From: Peter Cranstone <peter.cranstone@gmail.com>
Date: Wed, 13 Jun 2012 08:44:32 -0600
To: W3 Tracking <public-tracking@w3.org>
Message-ID: <CBFE0370.316E%peter.cranstone@gmail.com>

There's a lot of questions around a non-compliant UA sending a DNT header.
There's still no definition on the forum or the spec on what constitutes a
non compliant UA, or even who is going to maintain a "blacklist" of those
non-compliant UA's. Finally there's no description of a message that should
be sent back to the consumer indicating that he's using a non-compliant UA.

So I'm posting a link today of what something might look like running on a
server. The reason this is in PHP is because there are lot of servers (in
the 10's of millions) that cannot suddenly start adding server side modules
that do the detection. So it will all have to be done via a script.

Think about this for a moment. In the real world server side admins are
going to have to add code to EVERY CGI script to do this. The performance
hit is going to be HUGE.

Here's the link: http://www.5o9mm.com/mod_dnt_test_1.php

We've blacklisted the following browsers:

HTTP_DNT_BLACKLISTED_USER_AGENT_1 = Mozilla/4.0 (compatible; MSIE 7.0;
Windows NT 6.1; Trident/5.0)
HTTP_DNT_BLACKLISTED_USER_AGENT_2 = Mozilla/5.0 (compatible; MSIE 9.0;
Windows NT 6.1; Trident/5.0)
HTTP_DNT_BLACKLISTED_USER_AGENT_3 = Mozilla/4.0 (compatible; MSIE 7.0;
Windows NT 6.0; Trident/5.0)
HTTP_DNT_BLACKLISTED_USER_AGENT_4 = Mozilla/5.0 (compatible; MSIE 9.0;
Windows NT 6.0; Trident/5.0)
HTTP_DNT_BLACKLISTED_USER_AGENT_5 = Mozilla/5.0 (Windows NT 6.0; rv:8.0.1)
Gecko/20100101 Firefox/8.0.1

So every time someone hits the Web site we have to run a check.

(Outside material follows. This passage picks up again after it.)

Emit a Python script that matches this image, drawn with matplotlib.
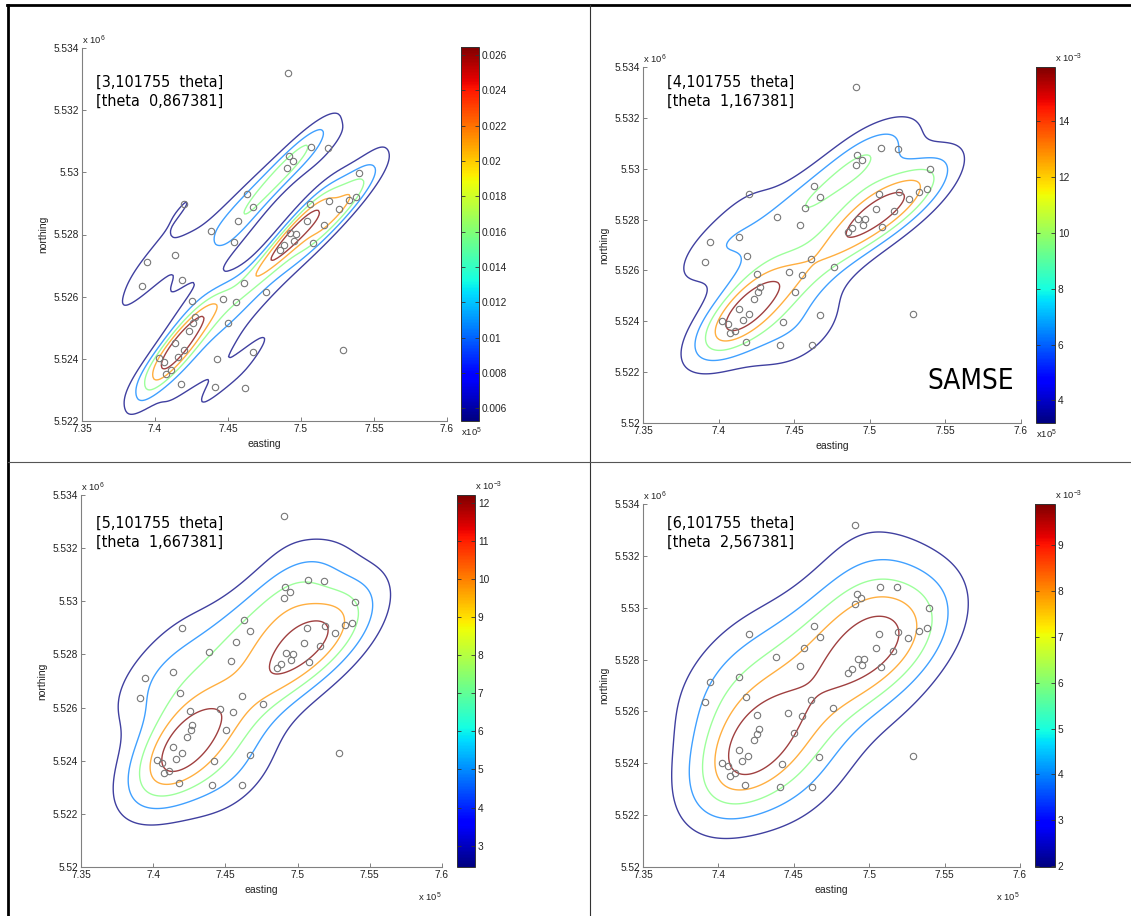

The request
time for this check on our server is:

REQUEST_TIME = 1339597469

For that single page. Now multiply that by every page on your Web site that
is scripted. Ouch.

Now here's where it gets really interesting. Let's say that I'm on the
blacklist. What does the server do? By rights it should abort the entire
request and send a 400 invalid request response back to the user.

So what the heck does the user do now?

If this spec is going to be Trusted and used it has to work in the real
world which is NOT 100% technical. They turn it on (or have it turned on for
them) and they expect magic. They don't expect to be told that there browser
is non-compliant and they can either go get another one or get tracked.